The Citywire + rated manager revealed the change in an investor update for the €533 million Fidelity Funds – European Larger Companies fund.
Siddle, who also runs the Fidelity Funds – European Growth fund, said he had opted to tactically adjust his energy sector exposure following the significant slump in oil prices at the end of 2014.
‘If you look at all of the sectors apart from oil and gas, there is a clear correlation between the more debt you have, the higher your dividend yield. The stronger your balance sheet, the lower your dividend yield,’ Siddle said.
‘Oil & gas stands out compared to the other sectors, not just having a high dividend yield but also a high dividend yield compared to its balance sheet strength.’
Siddle said this strength saw him increase exposure in oil stocks from a 0.6 percentage point underweight at the end of the third quarter to a 0.1 percentage point overweight at the end of the year. In addition, he said there was scope for further additions.
‘The price-to-book value for large cap energy stocks relative to the market shows massive de-ratings and the price-to-book compared to the rest of the market is now at its cheapest level for around 60 years. That clearly indicates that the valuations of these stocks are very depressed.’
Siddle said he had increased exposure to Norwegian giant Statoil to capitalise on the weakness, while selling out of BP and reducing exposure to French group Total. In addition, he bought into Nordic banking group DNB NOR.
‘Our shift has come by shifting some of the mining exposure into the energy names. This is as well as an opportunity in DNB NOR, which has de-rated significantly over the past few months, this is despite not being directly impacted by the lower oil price,’ he said.
‘While oil prices are depressed currently and have the potential to move slower in the short term. The natural decline rates of oil means over the next two or three years it is very likely that the oil price will move back up towards the incentive price and that will provide an opportunity for some of the very cheap, high yielding energy stocks.

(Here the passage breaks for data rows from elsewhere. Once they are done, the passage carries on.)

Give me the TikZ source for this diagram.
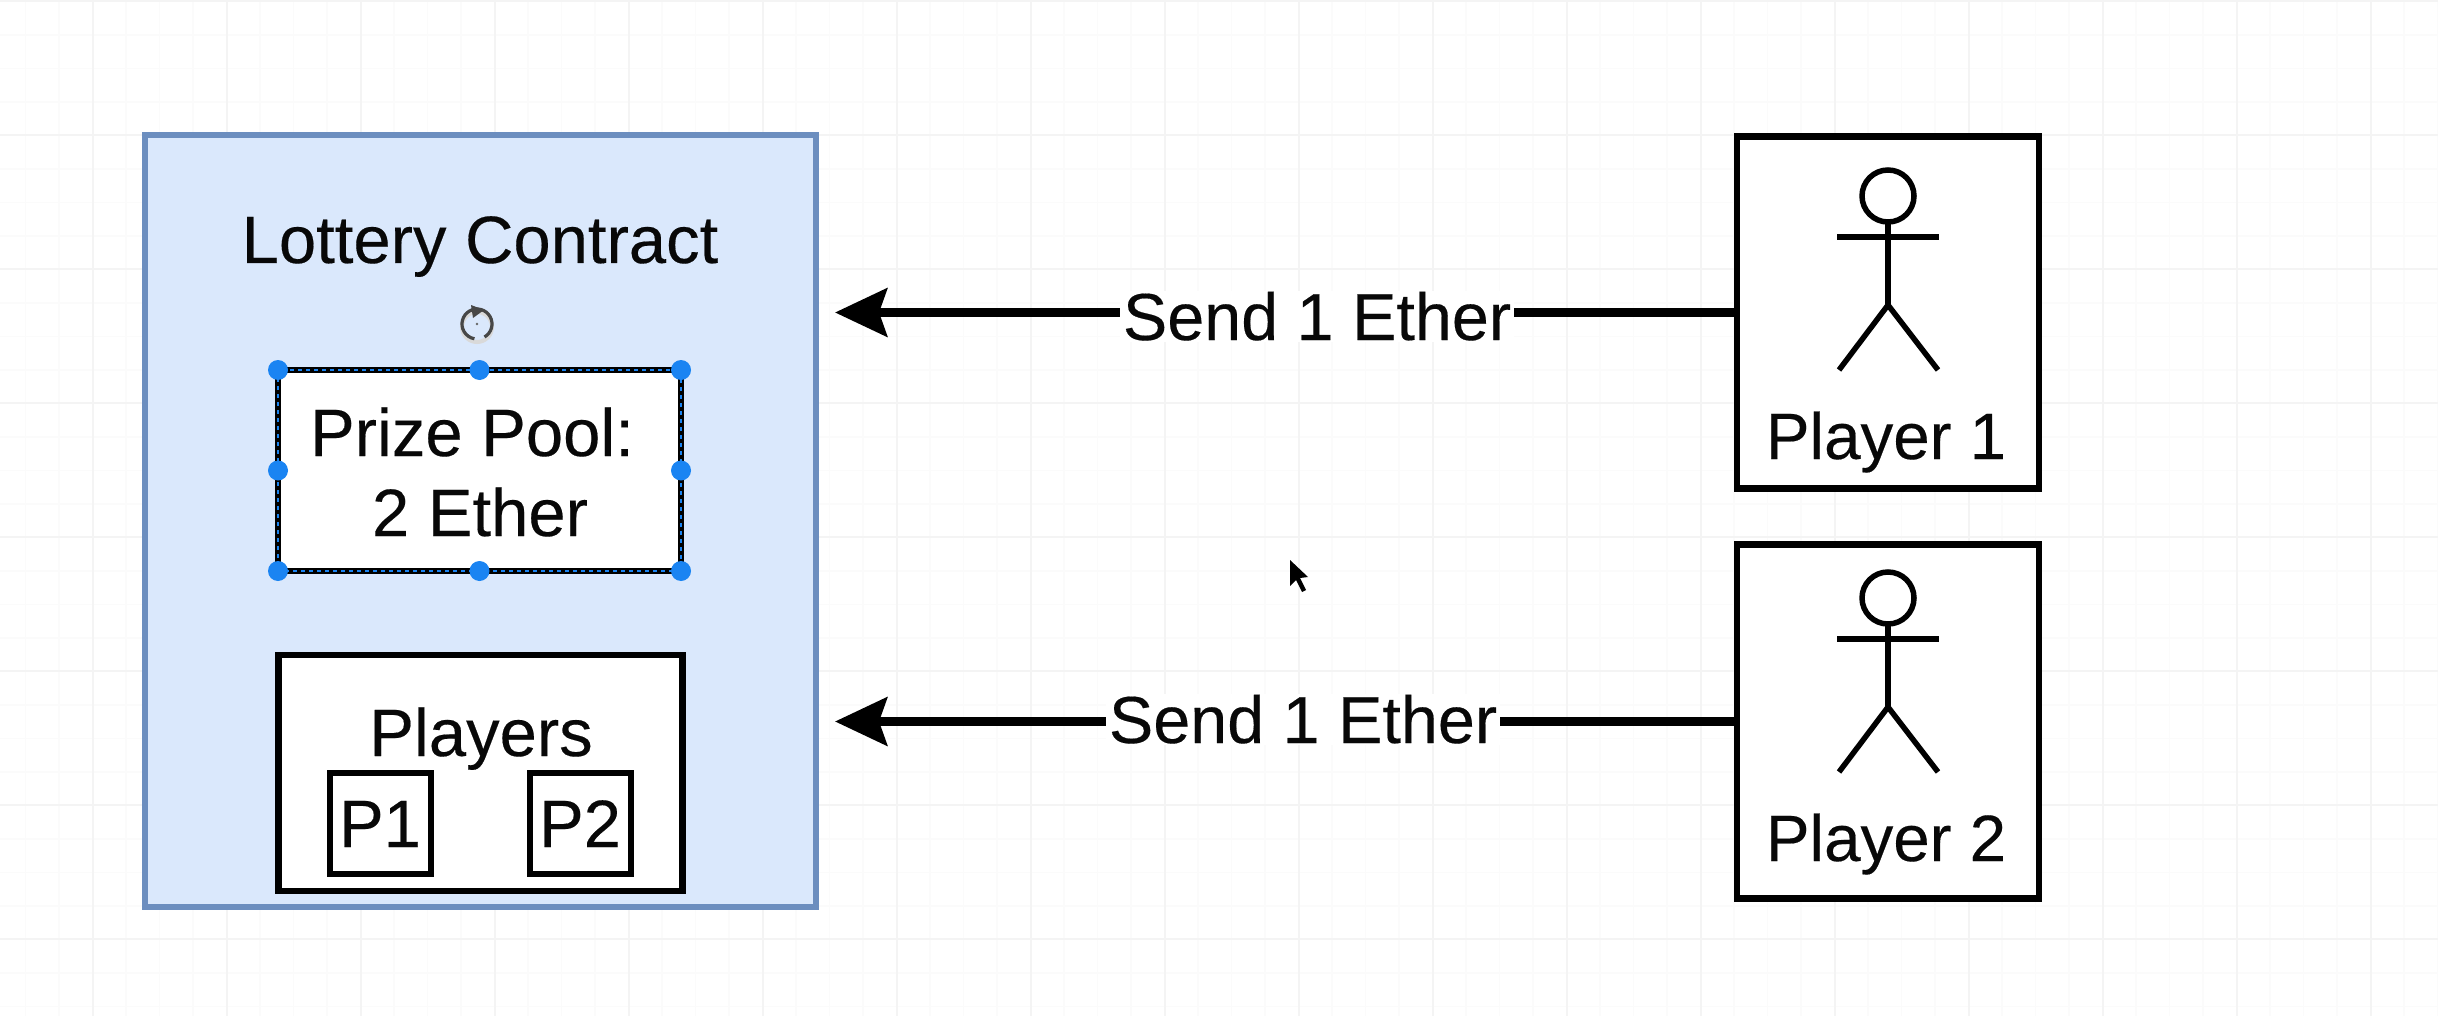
\documentclass[tikz,border=0pt]{standalone}
\usepackage{fontspec}
\setmainfont{Liberation Sans}[FakeBold=0.25]
\usetikzlibrary{arrows.meta}
\definecolor{contractfill}{HTML}{DAE8FC}
\definecolor{contractline}{HTML}{6C8EBF}
\definecolor{handleblue}{HTML}{1A84F2}
\definecolor{gridmajor}{HTML}{F4F4F4}
\definecolor{gridminor}{HTML}{FBFBFB}
\definecolor{inktext}{HTML}{080808}
\tikzset{
  x=1pt,y=-1pt,
  boxed/.style={draw=black,line width=6.5pt,fill=white,outer sep=0pt,inner sep=0pt},
  contractbox/.style={draw=contractline,line width=6.5pt,fill=contractfill,outer sep=0pt,inner sep=0pt},
  lbl/.style={anchor=base,inner sep=0pt,text=inktext,font=\fontsize{67}{67}\selectfont},
  edgelbl/.style={anchor=base,fill=white,inner xsep=3pt,inner ysep=1pt,text=inktext,font=\fontsize{66.5}{66.5}\selectfont},
  sendarrow/.style={line width=9pt,-{Stealth[length=52pt,width=48pt,inset=8pt]}},
  handle/.style={circle,fill=handleblue,inner sep=0pt,minimum size=20pt},
  stick/.style={line width=5.5pt,draw=black},
}
\newcommand{\stickman}[1]{%
  \begin{scope}[yshift=-#1pt]
    \draw[stick] (1888,196) circle[radius=26];
    \draw[stick] (1888,222) -- (1888,305);
    \draw[stick] (1837,237) -- (1939,237);
    \draw[stick] (1839,370) -- (1888,305) -- (1938,370);
  \end{scope}}
\begin{document}
\begin{tikzpicture}
\useasboundingbox (0,0) rectangle (2438,1016);
\fill[white] (0,0) rectangle (2438,1016);
% grid
\foreach \k in {0,...,72} {
  \draw[gridminor,line width=1.2pt] ({25.5+33.5*\k},0) -- ({25.5+33.5*\k},1016);}
\foreach \k in {0,...,30} {
  \draw[gridminor,line width=1.2pt] (0,{1.5+33.5*\k}) -- (2438,{1.5+33.5*\k});}
\foreach \k in {0,...,17} {
  \draw[gridmajor,line width=1.5pt] ({93+134*\k},0) -- ({93+134*\k},1016);}
\foreach \k in {0,...,7} {
  \draw[gridmajor,line width=1.5pt] (0,{1+134*\k}) -- (2438,{1+134*\k});}
% contract
\node[contractbox,minimum width=671pt,minimum height=772pt] (contract) at (480.5,521) {};
\node[lbl] (title) at (480,263) {Lottery Contract};
% prize pool
\node[boxed,minimum width=403pt,minimum height=201pt] (prize) at (479.5,470.5) {};
\draw[handleblue,line width=1.6pt,dash pattern=on 4pt off 4pt] (prize.north west) rectangle (prize.south east);
\node[lbl] (prizeA) at (472,456) {Prize Pool:};
\node[lbl] (prizeB) at (480,536) {2 Ether};
\foreach \a in {north west,north,north east,west,east,south west,south,south east}
  \node[handle] at (prize.\a) {};
% rotate icon
\coordinate (rot) at (477,324);
\draw[black!15,line width=4pt] (477,327) circle[radius=15];
\draw[black!72,line width=3.2pt] (rot) ++(60:15) arc[start angle=60,end angle=-260,radius=15];
\fill[black!72] (471,305) -- (484,310) -- (473,318) -- cycle;
\fill[black!60] (rot) circle[radius=1.3];
% players
\node[boxed,minimum width=404pt,minimum height=236pt] (players) at (480.5,773) {};
\node[lbl] (playersT) at (481,756) {Players};
\node[boxed,minimum width=101pt,minimum height=101pt] (pa) at (380.5,823.5) {};
\node[boxed,minimum width=101pt,minimum height=101pt] (pb) at (580.5,823.5) {};
\node[lbl] (paT) at (380,847) {P1};
\node[lbl] (pbT) at (580,847) {P2};
% actors
\node[boxed,minimum width=302pt,minimum height=352pt] (actorA) at (1888,312.5) {};
\node[boxed,minimum width=302pt,minimum height=354pt] (actorB) at (1888,721.5) {};
\stickman{0}
\stickman{402}
\node[lbl,font=\fontsize{65.5}{65.5}\selectfont] (actorAT) at (1886,459) {Player 1};
\node[lbl,font=\fontsize{65.5}{65.5}\selectfont] (actorBT) at (1886,861) {Player 2};
% arrows
\coordinate (tipA) at (835,312.5);
\coordinate (tipB) at (835,721.5);
\draw[sendarrow] (actorA.west) -- (tipA);
\draw[sendarrow] (actorB.west) -- (tipB);
\node[edgelbl] (sendA) at (1317,340) {Send 1 Ether};
\node[edgelbl] (sendB) at (1303,743) {Send 1 Ether};
% cursor
\fill[black] (1290,560) -- (1290,586) -- (1296,580) -- (1302,592) -- (1306,590) -- (1300,578) -- (1308,577) -- cycle;
\end{tikzpicture}
\end{document}
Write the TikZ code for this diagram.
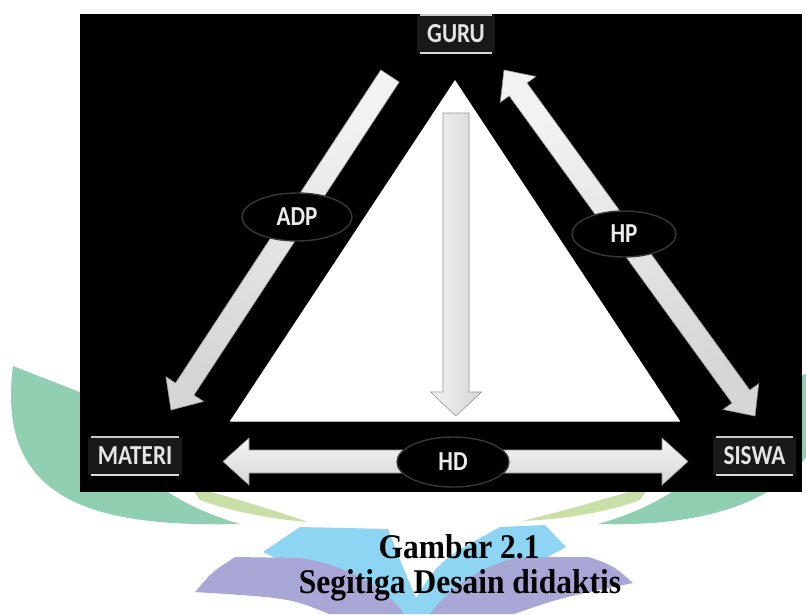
\documentclass[tikz,border=0pt]{standalone}
\usepackage{fontspec}
\setmainfont{Liberation Serif}
\newfontfamily\lblfont{Carlito}
\usetikzlibrary{calc,shapes.geometric}
\definecolor{wmgreen}{RGB}{144,207,178}
\definecolor{wmlgreen}{RGB}{200,224,168}
\definecolor{wmblue}{RGB}{141,213,242}
\definecolor{wmpurple}{RGB}{169,167,213}
\definecolor{arrowedge}{RGB}{150,150,150}
\newcommand{\lbltext}[1]{\scalebox{1.03}[1.22]{#1}}
\tikzset{
  arrowbody/.style={left color=gray!10, right color=gray!32, draw=arrowedge, line width=0.6pt, line join=miter},
  rolebox/.style={fill=black!90!white, text=white!90!black, minimum height=38pt, inner sep=0pt,
     font=\lblfont\bfseries\fontsize{22.5}{26}\selectfont},
  relell/.style={ellipse, fill=black, draw=white!22!black, line width=1.4pt, inner sep=0pt, text=white!92!black,
     font=\lblfont\bfseries\fontsize{22.5}{26}\selectfont},
  caption/.style={font=\bfseries\fontsize{31.5}{36}\selectfont, text=black, inner sep=0pt, anchor=base}
}
\newcommand{\onearrow}[6][]{%
  \coordinate (hbx) at ($(#3)!#6!(#2)$);
  \path[arrowbody,#1] ($(#2)!#4!90:(#3)$) -- ($(hbx)!#4!90:(#3)$) -- ($(hbx)!#5!90:(#3)$) -- (#3)
     -- ($(hbx)!#5!-90:(#3)$) -- ($(hbx)!#4!-90:(#3)$) -- ($(#2)!#4!-90:(#3)$) -- cycle;}
\newcommand{\twoarrow}[6][]{%
  \coordinate (hba) at ($(#2)!#6!(#3)$);
  \coordinate (hbb) at ($(#3)!#6!(#2)$);
  \path[arrowbody,#1] (#2) -- ($(hba)!#5!90:(#3)$) -- ($(hba)!#4!90:(#3)$) -- ($(hbb)!#4!90:(#3)$)
     -- ($(hbb)!#5!90:(#3)$) -- (#3) -- ($(hbb)!#5!-90:(#3)$) -- ($(hbb)!#4!-90:(#3)$)
     -- ($(hba)!#4!-90:(#3)$) -- ($(hba)!#5!-90:(#3)$) -- cycle;}
\begin{document}
\begin{tikzpicture}[x=1pt,y=-1pt]
\useasboundingbox (0,0) rectangle (806,614);
\fill[white] (0,0) rectangle (806,614);
% watermark
\fill[wmgreen] (13,366) -- (95,398) .. controls (120,470) and (175,505) .. (240,524)
   .. controls (100,527) and (-5,505) .. (13,366) -- cycle;
\fill[wmgreen] (826,366) -- (744,398) .. controls (720,470) and (665,505) .. (598,524)
   .. controls (700,527) and (840,505) .. (826,366) -- cycle;
\fill[wmlgreen] (190,486) .. controls (240,500) and (280,512) .. (308,522)
   .. controls (270,519) and (230,511) .. (200,500) -- cycle;
\fill[wmlgreen] (650,486) .. controls (600,500) and (560,512) .. (522,521)
   .. controls (570,519) and (610,511) .. (640,500) -- cycle;
\fill[wmblue] (263,552) -- (300,527) -- (388,529) .. controls (400,560) .. (416,598)
   .. controls (440,560) .. (500,527) -- (545,525) -- (566,547) -- (440,614) -- (390,614) -- cycle;
\fill[wmpurple] (195,592) .. controls (212,572) .. (235,557) -- (300,558)
   .. controls (350,565) and (390,592) .. (404,614) -- (329,614) .. controls (290,598) .. (195,592) -- cycle;
\fill[wmpurple] (633,583) .. controls (614,566) .. (589,557) -- (520,557)
   .. controls (480,565) and (445,592) .. (430,614) -- (514,614) .. controls (560,598) .. (633,583) -- cycle;
% black panel
\fill[black] (80,14) rectangle (802,492);
% white triangle
\coordinate (tA) at (455,80);
\coordinate (tL) at (230,421);
\coordinate (tR) at (680,421);
\fill[white] (tA) -- (tL) -- (tR) -- cycle;
\draw[gray!60, line width=1pt] (tL) -- (tR);
% role boxes
\node[rolebox, minimum width=78pt] (guru) at (456,34) {\lbltext{GURU}};
\node[rolebox, minimum width=94pt] (materi) at (135,456) {\lbltext{MATERI}};
\node[rolebox, minimum width=83pt] (siswa) at (754.5,456) {\lbltext{SISWA}};
\foreach \n in {guru,materi,siswa}{
  \draw[gray!42, line width=1.6pt] ([xshift=3pt]\n.north west) -- ([xshift=-3pt]\n.north east);
  \draw[gray!30, line width=1.6pt] ([xshift=3pt]\n.south west) -- ([xshift=-3pt]\n.south east);
}
% arrows
\coordinate (adpA) at (390,76);
\coordinate (adpB) at (171,410);
\onearrow[shading angle=-33]{adpA}{adpB}{11pt}{22.5pt}{25pt}
\coordinate (hpA) at (504,70);
\coordinate (hpB) at (755,416);
\twoarrow[shading angle=36]{hpA}{hpB}{11pt}{22pt}{24pt}
\coordinate (hdA) at (223,461.5);
\coordinate (hdB) at (688,461.5);
\twoarrow[top color=gray!8, bottom color=gray!32]{hdA}{hdB}{11.5pt}{23.5pt}{26pt}
\coordinate (dnA) at (456,113);
\coordinate (dnB) at (456,416);
\onearrow{dnA}{dnB}{13pt}{25.5pt}{24pt}
% relation ellipses
\node[relell, minimum width=110pt, minimum height=48pt] (adp) at (297,217) {\lbltext{ADP}};
\node[relell, minimum width=104pt, minimum height=46pt] (hp) at (624,234) {\lbltext{HP}};
\node[relell, minimum width=112pt, minimum height=50pt] (hd) at (453,462) {\lbltext{HD}};
% caption
\node[caption] (cap1) at (459,558) {\scalebox{1}[1.1]{Gambar 2.1}};
\node[caption] (cap2) at (460,593) {\scalebox{1}[1.1]{Segitiga Desain didaktis}};
\end{tikzpicture}
\end{document}
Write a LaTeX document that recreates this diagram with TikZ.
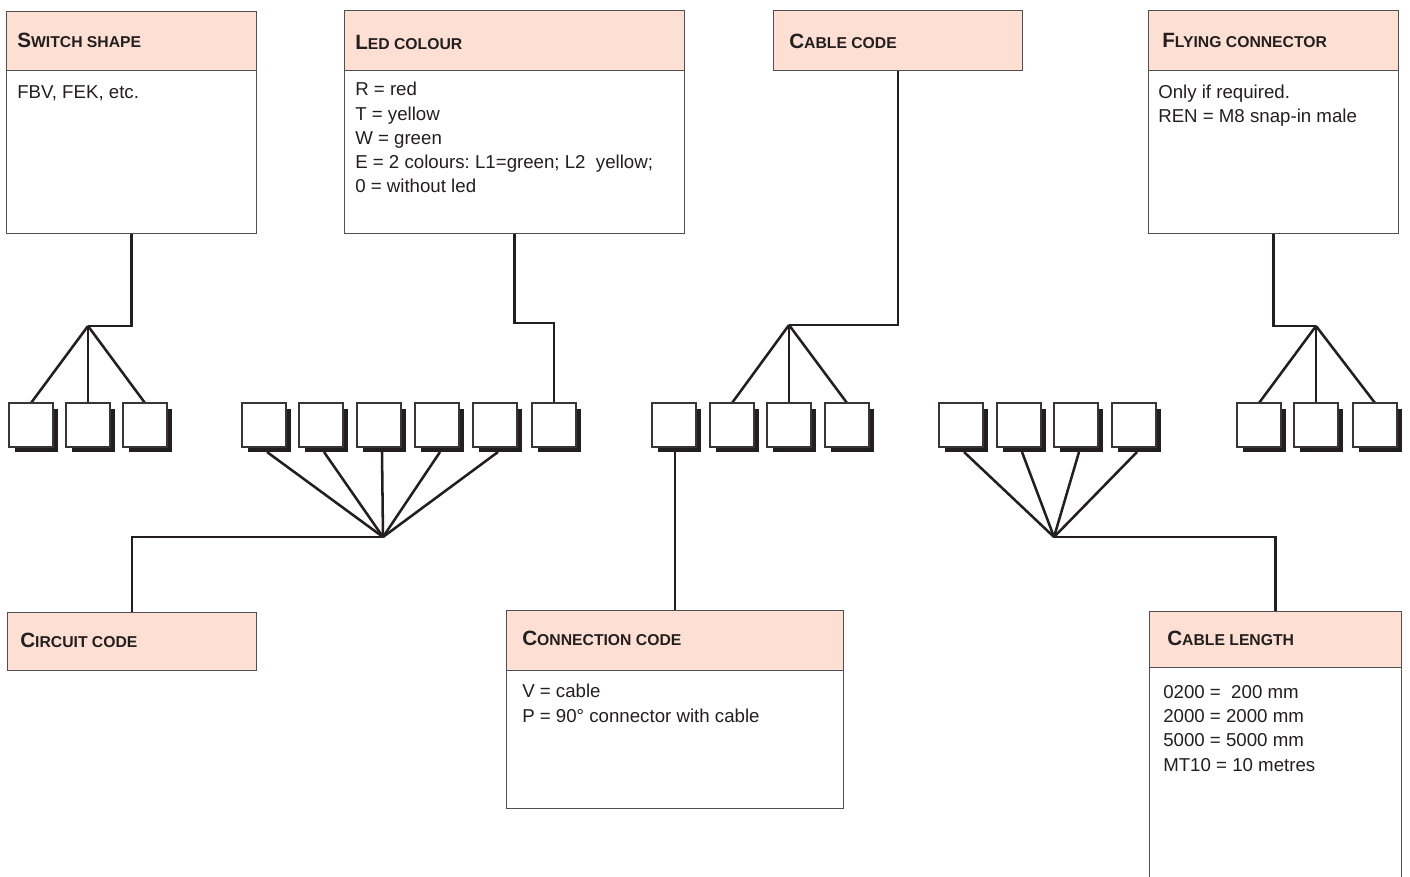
\documentclass[tikz,border=0pt]{standalone}
\usepackage{fontspec}
\setmainfont{Liberation Sans}
\usetikzlibrary{shadows,calc}
\definecolor{peach}{HTML}{FDE0D3}
\definecolor{boxgray}{HTML}{505050}
\definecolor{ink}{HTML}{231F20}
\frenchspacing
\newcommand{\hsc}[2]{{\bfseries\fontsize{15.5}{18}\selectfont #1\fontsize{11.8}{14}\selectfont #2}}
\tikzset{
  hdrbox/.style={draw=boxgray, fill=peach, line width=1pt, anchor=north west, inner sep=0pt},
  bodybox/.style={draw=boxgray, fill=white, line width=1pt, anchor=north west, inner sep=0pt},
  hdrtxt/.style={anchor=base west, inner sep=0pt, text=ink},
  bodytxt/.style={anchor=base west, inner sep=0pt, text=ink, align=left, font=\fontsize{14}{18.2}\selectfont},
  sq/.style={draw=ink!90, fill=white, line width=1.5pt, minimum size=32.5pt, inner sep=0pt,
    general shadow={fill=ink, shadow xshift=4pt, shadow yshift=-4pt}},
  conn/.style={draw=ink, line width=1.9pt}
}
\begin{document}
\begin{tikzpicture}[x=0.75pt,y=-0.75pt]
\clip (0,0) rectangle (1410,877);
\fill[white] (0,0) rectangle (1410,877);

% ---- boxes ----
\node[bodybox, minimum width=187.5pt, minimum height=122.25pt] (swbody) at (6,70) {};
\node[hdrbox, minimum width=187.5pt, minimum height=44.25pt] (swhdr) at (6,11) {};
\node[bodybox, minimum width=255pt, minimum height=122.25pt] (ledbody) at (344,70) {};
\node[hdrbox, minimum width=255pt, minimum height=45pt] (ledhdr) at (344,10) {};
\node[hdrbox, minimum width=186.75pt, minimum height=45pt] (cchdr) at (773,10) {};
\node[bodybox, minimum width=187.5pt, minimum height=122.25pt] (flybody) at (1148,70) {};
\node[hdrbox, minimum width=187.5pt, minimum height=45pt] (flyhdr) at (1148,10) {};
\node[hdrbox, minimum width=186.75pt, minimum height=43.5pt] (cirhdr) at (7,612) {};
\node[bodybox, minimum width=252.75pt, minimum height=103.5pt] (conbody) at (506,670) {};
\node[hdrbox, minimum width=252.75pt, minimum height=45pt] (conhdr) at (506,610) {};
\node[bodybox, minimum width=189pt, minimum height=200pt] (lenbody) at (1149,667) {};
\node[hdrbox, minimum width=189pt, minimum height=42pt] (lenhdr) at (1149,611) {};

% ---- header texts ----
\node[hdrtxt] (swt) at (17,48) {\hsc{S}{WITCH SHAPE}};
\node[hdrtxt] (ledt) at (355,50) {\hsc{L}{ED COLOUR}};
\node[hdrtxt] (cct) at (789,49) {\hsc{C}{ABLE CODE}};
\node[hdrtxt] (flyt) at (1162,48) {\hsc{F}{LYING CONNECTOR}};
\node[hdrtxt] (cirt) at (20,647) {\hsc{C}{IRCUIT CODE}};
\node[hdrtxt] (cont) at (522,645) {\hsc{C}{ONNECTION CODE}};
\node[hdrtxt] (lent) at (1167,645) {\hsc{C}{ABLE LENGTH}};

% ---- body texts (anchor = baseline of last line) ----
\node[bodytxt] (swb) at (17,99) {FBV, FEK, etc.};
\node[bodytxt] (ledb) at (355,193) {R = red\\T = yellow\\W = green\\E = 2 colours: L1=green; L2\ \ yellow;\\0 = without led};
\node[bodytxt] (flyb) at (1158,123) {Only if required.\\REN = M8 snap-in male};
\node[bodytxt] (conb) at (522,722) {V = cable\\P = 90° connector with cable};
\node[bodytxt] (lenb) at (1163,771) {0200 =\ \ 200 mm\\2000 = 2000 mm\\5000 = 5000 mm\\MT10 = 10 metres};

% ---- junction coordinates ----
\coordinate (j1) at (88,326);
\coordinate (jl) at (554,323);
\coordinate (j3) at (789,325);
\coordinate (j5) at (1316,326);
\coordinate (j2) at (383,537);
\coordinate (j4) at (1054,537);

% ---- square centres ----
\foreach \n/\x in {11/31,12/88,13/145,
                   21/264,22/321,23/379,24/437,25/495,26/554,
                   31/674,32/732,33/789,34/847,
                   41/961,42/1019,43/1076,44/1134,
                   51/1259,52/1316,53/1375}
  \coordinate (c\n) at (\x,425);

% ---- connectors (drawn beneath squares) ----
\draw[conn] (swbody.south) |- (j1);
\foreach \n in {11,12,13} \draw[conn] (j1) -- ($(c\n)+(0,-22)$);
\draw[conn] (ledbody.south) |- (jl) -- ($(c26)+(0,-22)$);
\draw[conn] (cchdr.south) |- (j3);
\foreach \n in {32,33,34} \draw[conn] (j3) -- ($(c\n)+(0,-22)$);
\draw[conn] (flybody.south) |- (j5);
\foreach \n in {51,52,53} \draw[conn] (j5) -- ($(c\n)+(0,-22)$);
\foreach \n in {21,22,23,24,25} \draw[conn] (j2) -- ($(c\n)+(3,27)$);
\draw[conn] (j2) -| (cirhdr.north);
\draw[conn] (conhdr.north) -- (conhdr.north |- c31);
\foreach \n in {41,42,43,44} \draw[conn] (j4) -- ($(c\n)+(3,27)$);
\draw[conn] (j4) -| (lenhdr.north);

% ---- squares ----
\foreach \n in {11,12,13,21,22,23,24,25,26,31,32,33,34,41,42,43,44,51,52,53}
  \node[sq] (s\n) at (c\n) {};
\end{tikzpicture}
\end{document}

‘Not to say I am chasing low-quality business. It is not time to chase after any low quality cyclicals, it is finding good quality businesses which have de-rated despite having strong balance sheets and fundamentals.’
The Fidelity Funds – European Larger Companies fund has returned 55.3% in euro terms over the three years to the end of December 2014. This is while its benchmark, the FTSE World Europe TR EUR, rose 53.2% over the same timeframe.